Well, the primary thing is that you can ask extremely specific questions and get tailored responses.

That's the best use case for LLMs, imo. It's less of a replacement for a traditional encyclopedia- though people use it like that also- and more of a replacement for googling your question and getting a Reddit thread where someone explains.

The issue comes when people take everything it spits out as gospel, and do zero fact checking on it- basically the way that they hallucinate is the problem I have with it.

If there's a chance it's going to just flatly make things up, invent statistics, or just be entirely wrong.. I'd rather just use a normal forum and ask a real person that probably has a clue whatever question I have. Or try to find where someone has already asked that question and got an answer.

[–] NigelFrobisher@aussie.zone 5 points 1 week ago (1 children)

If you have to go and fact check the results anyway, is there even a point? At work now I’m getting entirely AI generated pull requests with AI generated descriptions, and when I challenge the dev on why they went with particular choices they can’t explain or back them up.

[–] SolOrion@sh.itjust.works 2 points 1 week ago* (last edited 1 week ago)

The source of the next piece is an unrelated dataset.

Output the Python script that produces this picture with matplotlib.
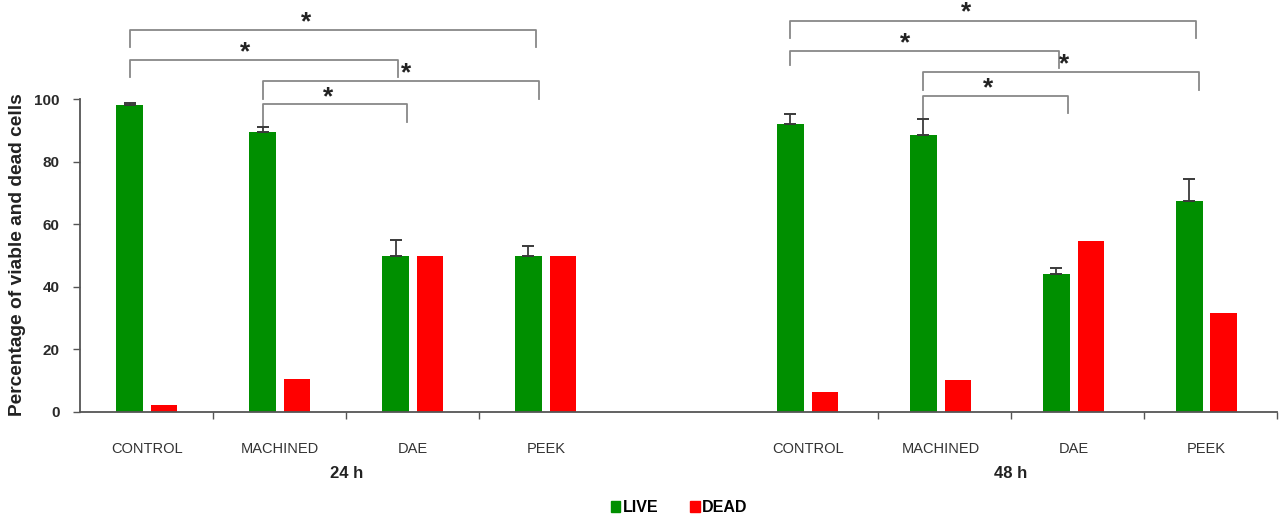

That's why I don't really use them myself. I'm not willing to spread misinformation just because ChatGPT told me it was true, but I also have no interest in going back over every response and double checking that it's not just making shit up.

[–] Hotzilla@sopuli.xyz 4 points 1 week ago* (last edited 1 week ago)

Google is so shit nowadays, it's main purpose is to sell you things, not to actually retrieve the things you ask.

Mainly you see this with coding related questions, they were much better 5 years ago. Now only way to get results is to ask LLM and hope it doesn't hallusinate some library that doesn't exist.

Part of the issue is that SEO got better and google stopped changing things to avoid SEO manipulation.